#### WRITTEN PROBLEM
Spot every line with the word "this" and return it.

----------------------------------------

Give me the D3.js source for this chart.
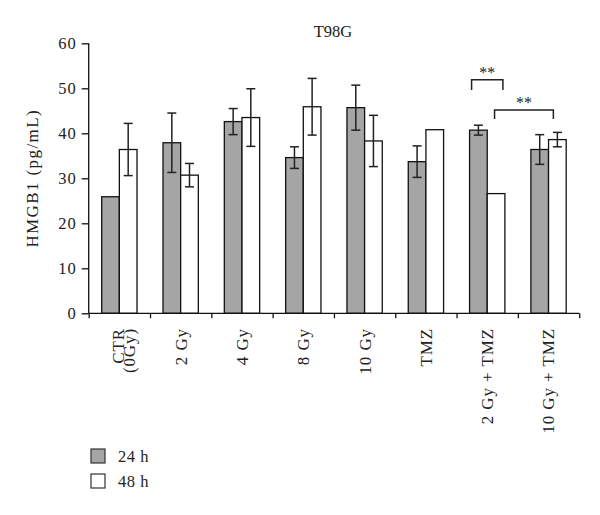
<!DOCTYPE html>
<html>
<head>
<meta charset="utf-8">
<script src="https://cdn.jsdelivr.net/npm/d3@7"></script>
<style>
  body { margin: 0; background: #fff; }
  svg text { font-family: "Liberation Serif", "DejaVu Serif", serif; fill: #222; }
</style>
</head>
<body>
<svg id="chart" width="600" height="515"></svg>
<script>
// data
const categories = ["CTR (0Gy)", "2 Gy", "4 Gy", "8 Gy", "10 Gy", "TMZ", "2 Gy + TMZ", "10 Gy + TMZ"];
const series = ["24 h", "48 h"];
const values24 = [25.9, 37.9, 42.6, 34.6, 45.7, 33.7, 40.7, 36.4];
const errors24 = [0, 6.6, 2.9, 2.4, 5.0, 3.5, 1.1, 3.3];
const values48 = [36.4, 30.7, 43.5, 45.9, 38.3, 40.8, 26.6, 38.6];
const errors48 = [5.8, 2.6, 6.4, 6.3, 5.7, 0, 0, 1.6];
const yTicks = [0, 10, 20, 30, 40, 50, 60];
// significance brackets
const brackets = [
  {c1: "2 Gy + TMZ", s1: "24 h", c2: "2 Gy + TMZ", s2: "48 h", top: 51.9, low: 49.6, label: "**"},
  {c1: "2 Gy + TMZ", s1: "48 h", c2: "10 Gy + TMZ", s2: "48 h", top: 45.2, low: 43.2, label: "**"}
];

const svg = d3.select("#chart");
const plotLeft = 88.7, plotRight = 579.2, plotTop = 43.3, plotBottom = 313.3;

const x0 = d3.scaleBand().domain(categories).range([plotLeft, plotRight]);
const x1 = d3.scaleBand().domain(series).range([13, x0.bandwidth() - 13]);
const y = d3.scaleLinear().domain([0, 60]).range([plotBottom, plotTop]);
const color = d3.scaleOrdinal().domain(series).range(["#a5a5a5", "#ffffff"]);

const rows = categories.map((c, i) => ({
  cat: c,
  items: [
    {s: "24 h", v: values24[i], e: errors24[i]},
    {s: "48 h", v: values48[i], e: errors48[i]}
  ]
}));

// bars
const groups = svg.append("g").selectAll("g")
  .data(rows).enter().append("g")
  .attr("transform", d => `translate(${x0(d.cat)},0)`);

groups.selectAll("rect")
  .data(d => d.items).enter().append("rect")
  .attr("x", d => x1(d.s))
  .attr("y", d => y(d.v))
  .attr("width", x1.bandwidth())
  .attr("height", d => y(0) - y(d.v))
  .attr("fill", d => color(d.s))
  .attr("stroke", "#111")
  .attr("stroke-width", 1.3);

// error bars
const cap = 4.5;
const eb = groups.selectAll("g.err")
  .data(d => d.items.filter(it => it.e > 0)).enter().append("g")
  .attr("class", "err")
  .attr("stroke", "#222")
  .attr("stroke-width", 1.5);
eb.append("line")
  .attr("x1", d => x1(d.s) + x1.bandwidth() / 2)
  .attr("x2", d => x1(d.s) + x1.bandwidth() / 2)
  .attr("y1", d => y(d.v + d.e))
  .attr("y2", d => y(d.v - d.e));
eb.append("line")
  .attr("x1", d => x1(d.s) + x1.bandwidth() / 2 - cap)
  .attr("x2", d => x1(d.s) + x1.bandwidth() / 2 + cap)
  .attr("y1", d => y(d.v + d.e))
  .attr("y2", d => y(d.v + d.e));
eb.append("line")
  .attr("x1", d => x1(d.s) + x1.bandwidth() / 2 - cap)
  .attr("x2", d => x1(d.s) + x1.bandwidth() / 2 + cap)
  .attr("y1", d => y(d.v - d.e))
  .attr("y2", d => y(d.v - d.e));

// y axis
const yAxis = svg.append("g")
  .attr("transform", `translate(${plotLeft},0)`)
  .call(d3.axisLeft(y).tickValues(yTicks).tickSize(7).tickPadding(5));
yAxis.selectAll("text")
  .style("font-size", "16.5px")
  .style("letter-spacing", "1px")
  .attr("fill", "#222");
yAxis.selectAll("line, path").attr("stroke", "#111").attr("stroke-width", 1.3);
yAxis.select(".domain").attr("d", `M0,${plotBottom}V${plotTop}`);

// x axis: ticks at the band edges
const xEdge = d3.scaleLinear().domain([0, categories.length]).range([plotLeft, plotRight]);
const xAxis = svg.append("g")
  .attr("transform", `translate(0,${plotBottom})`)
  .call(d3.axisBottom(xEdge).ticks(categories.length).tickSize(5).tickFormat(""));
xAxis.selectAll("line, path").attr("stroke", "#111").attr("stroke-width", 1.3);
xAxis.select(".domain").attr("d", `M${plotLeft},0H${plotRight}`);

// category labels, rotated
const labelTop = 328;
const xl = svg.append("g").selectAll("text")
  .data(categories).enter().append("text")
  .attr("transform", d => `translate(${x0(d) + x0.bandwidth() / 2},${labelTop}) rotate(-90)`)
  .attr("text-anchor", "end")
  .style("font-size", "17px")
  .style("letter-spacing", "0.9px");
xl.each(function(d) {
  const t = d3.select(this);
  if (d === "CTR (0Gy)") {
    t.append("tspan").attr("x", 0).attr("dy", "4.5").text("CTR");
    t.append("tspan").attr("x", 0).attr("dy", "11").text("(0Gy)");
  } else {
    t.attr("dy", "0.35em").text(d);
  }
});

// title
svg.append("text")
  .attr("x", 333).attr("y", 37)
  .attr("text-anchor", "middle")
  .style("font-size", "16.5px")
  .text("T98G");

// y label
svg.append("text")
  .attr("transform", `translate(38,${(plotTop + plotBottom) / 2}) rotate(-90)`)
  .attr("text-anchor", "middle")
  .style("font-size", "17px")
  .style("letter-spacing", "1.4px")
  .text("HMGB1 (pg/mL)");

// significance brackets
const bx = (c, s) => x0(c) + x1(s) + x1.bandwidth() / 2;
const ends = d => d.c1 === d.c2
  ? [x0(d.c1) + x1(d.s1) + 2, x0(d.c2) + x1(d.s2) + x1.bandwidth() - 2]
  : [bx(d.c1, d.s1) - 1.5, bx(d.c2, d.s2) - 4];
const bg = svg.append("g").selectAll("g").data(brackets).enter().append("g");
bg.append("path")
  .attr("d", d => {
    const [a, b] = ends(d);
    return `M${a},${y(d.low)}V${y(d.top)}H${b}V${y(d.low)}`;
  })
  .attr("fill", "none")
  .attr("stroke", "#222")
  .attr("stroke-width", 1.5);
bg.append("text")
  .attr("x", d => d3.mean(ends(d)))
  .attr("y", d => y(d.top) - 1.5)
  .attr("text-anchor", "middle")
  .style("font-size", "16px")
  .text(d => d.label);

// legend
const lg = svg.append("g").selectAll("g")
  .data(series).enter().append("g")
  .attr("transform", (d, i) => `translate(91,${449 + i * 25})`);
lg.append("rect")
  .attr("width", 14).attr("height", 14)
  .attr("fill", d => color(d))
  .attr("stroke", "#333").attr("stroke-width", 1.2);
lg.append("text")
  .attr("x", 27).attr("y", 12.5)
  .style("font-size", "16.5px")
  .style("letter-spacing", "0.5px")
  .text(d => d);
</script>
</body>
</html>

----------------------------------------

#### ANSWER TO THE EXERCISE
Give me the D3.js source for this chart.
  const t = d3.select(this);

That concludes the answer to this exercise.